**Task instructions:** Locate and copy each line in the data that contains the word "chart".

**Records for this task:**
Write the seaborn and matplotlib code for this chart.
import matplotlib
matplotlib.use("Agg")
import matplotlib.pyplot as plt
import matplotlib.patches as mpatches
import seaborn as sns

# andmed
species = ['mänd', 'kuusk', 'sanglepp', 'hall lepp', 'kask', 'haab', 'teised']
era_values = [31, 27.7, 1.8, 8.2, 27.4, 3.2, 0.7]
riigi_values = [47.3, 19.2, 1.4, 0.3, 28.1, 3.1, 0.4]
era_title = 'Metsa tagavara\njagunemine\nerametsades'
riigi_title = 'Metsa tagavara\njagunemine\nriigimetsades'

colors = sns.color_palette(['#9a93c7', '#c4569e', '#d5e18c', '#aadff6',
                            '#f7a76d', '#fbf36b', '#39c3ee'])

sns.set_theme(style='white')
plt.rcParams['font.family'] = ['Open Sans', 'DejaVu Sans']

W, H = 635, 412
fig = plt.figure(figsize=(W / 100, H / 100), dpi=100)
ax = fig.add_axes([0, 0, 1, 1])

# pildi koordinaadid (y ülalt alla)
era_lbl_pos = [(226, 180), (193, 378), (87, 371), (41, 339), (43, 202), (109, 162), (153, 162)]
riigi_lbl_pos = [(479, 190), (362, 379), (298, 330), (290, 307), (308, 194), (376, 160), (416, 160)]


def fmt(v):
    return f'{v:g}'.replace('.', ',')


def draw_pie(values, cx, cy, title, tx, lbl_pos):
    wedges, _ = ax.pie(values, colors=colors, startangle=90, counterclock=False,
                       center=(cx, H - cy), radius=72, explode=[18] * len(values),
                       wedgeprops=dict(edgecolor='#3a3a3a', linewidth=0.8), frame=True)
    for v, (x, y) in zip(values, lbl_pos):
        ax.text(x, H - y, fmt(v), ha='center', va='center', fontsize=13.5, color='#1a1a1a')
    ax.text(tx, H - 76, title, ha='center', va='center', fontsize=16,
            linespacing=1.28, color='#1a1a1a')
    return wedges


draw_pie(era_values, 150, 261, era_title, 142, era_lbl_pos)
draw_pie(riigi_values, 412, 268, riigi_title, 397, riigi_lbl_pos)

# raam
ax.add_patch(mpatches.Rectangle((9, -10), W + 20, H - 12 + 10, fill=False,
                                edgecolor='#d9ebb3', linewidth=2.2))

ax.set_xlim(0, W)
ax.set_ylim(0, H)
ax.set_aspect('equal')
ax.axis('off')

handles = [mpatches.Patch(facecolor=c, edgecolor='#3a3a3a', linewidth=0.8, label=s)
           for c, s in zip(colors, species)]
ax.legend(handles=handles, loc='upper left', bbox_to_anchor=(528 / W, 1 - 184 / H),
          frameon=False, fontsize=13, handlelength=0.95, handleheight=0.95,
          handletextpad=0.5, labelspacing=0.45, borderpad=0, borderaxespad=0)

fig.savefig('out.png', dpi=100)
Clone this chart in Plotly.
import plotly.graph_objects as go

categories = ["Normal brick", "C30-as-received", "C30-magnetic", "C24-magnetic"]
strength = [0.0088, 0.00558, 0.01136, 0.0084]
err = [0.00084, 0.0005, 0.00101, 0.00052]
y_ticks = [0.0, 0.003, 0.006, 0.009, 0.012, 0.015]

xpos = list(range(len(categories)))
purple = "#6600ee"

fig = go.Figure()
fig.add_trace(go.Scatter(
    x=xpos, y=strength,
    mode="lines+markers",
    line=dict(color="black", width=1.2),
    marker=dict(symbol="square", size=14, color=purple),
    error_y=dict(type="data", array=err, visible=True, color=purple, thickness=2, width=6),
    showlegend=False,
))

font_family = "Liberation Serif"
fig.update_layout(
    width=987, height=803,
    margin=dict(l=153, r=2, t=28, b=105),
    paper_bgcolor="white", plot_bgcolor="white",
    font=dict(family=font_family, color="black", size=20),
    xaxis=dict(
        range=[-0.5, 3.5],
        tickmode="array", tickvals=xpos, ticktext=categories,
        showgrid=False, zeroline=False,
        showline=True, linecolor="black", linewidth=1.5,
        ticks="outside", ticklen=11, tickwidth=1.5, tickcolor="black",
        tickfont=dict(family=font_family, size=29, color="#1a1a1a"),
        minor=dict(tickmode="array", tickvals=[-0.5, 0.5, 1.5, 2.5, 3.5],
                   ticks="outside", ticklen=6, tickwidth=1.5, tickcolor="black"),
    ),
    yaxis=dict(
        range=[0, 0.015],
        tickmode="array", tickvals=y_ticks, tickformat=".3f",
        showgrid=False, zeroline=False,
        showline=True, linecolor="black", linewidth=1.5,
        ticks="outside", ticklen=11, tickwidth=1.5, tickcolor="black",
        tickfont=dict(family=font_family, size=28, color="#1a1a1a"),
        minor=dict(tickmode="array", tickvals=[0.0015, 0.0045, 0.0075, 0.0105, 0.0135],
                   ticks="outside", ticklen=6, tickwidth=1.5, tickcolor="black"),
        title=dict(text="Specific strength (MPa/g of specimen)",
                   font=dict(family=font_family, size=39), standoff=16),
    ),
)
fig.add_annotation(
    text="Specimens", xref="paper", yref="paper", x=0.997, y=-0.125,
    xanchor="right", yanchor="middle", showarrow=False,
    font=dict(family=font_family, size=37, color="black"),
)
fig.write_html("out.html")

* * *

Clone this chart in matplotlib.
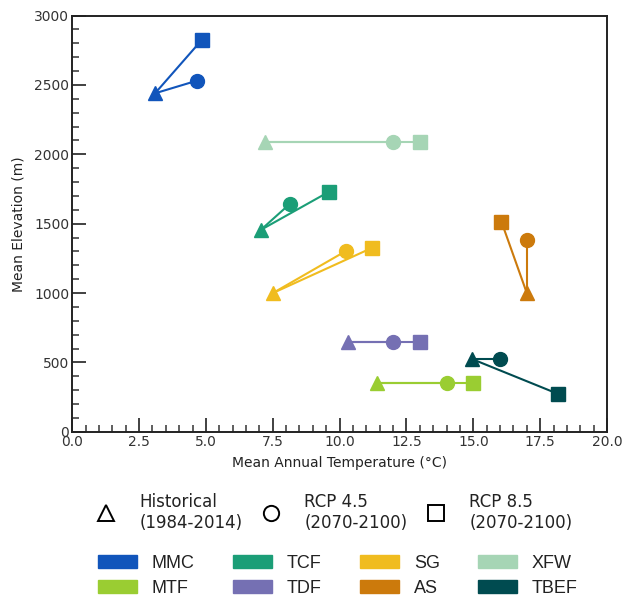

**Task answer:**
Write the seaborn and matplotlib code for this chart.
Clone this chart in Plotly.
Clone this chart in matplotlib.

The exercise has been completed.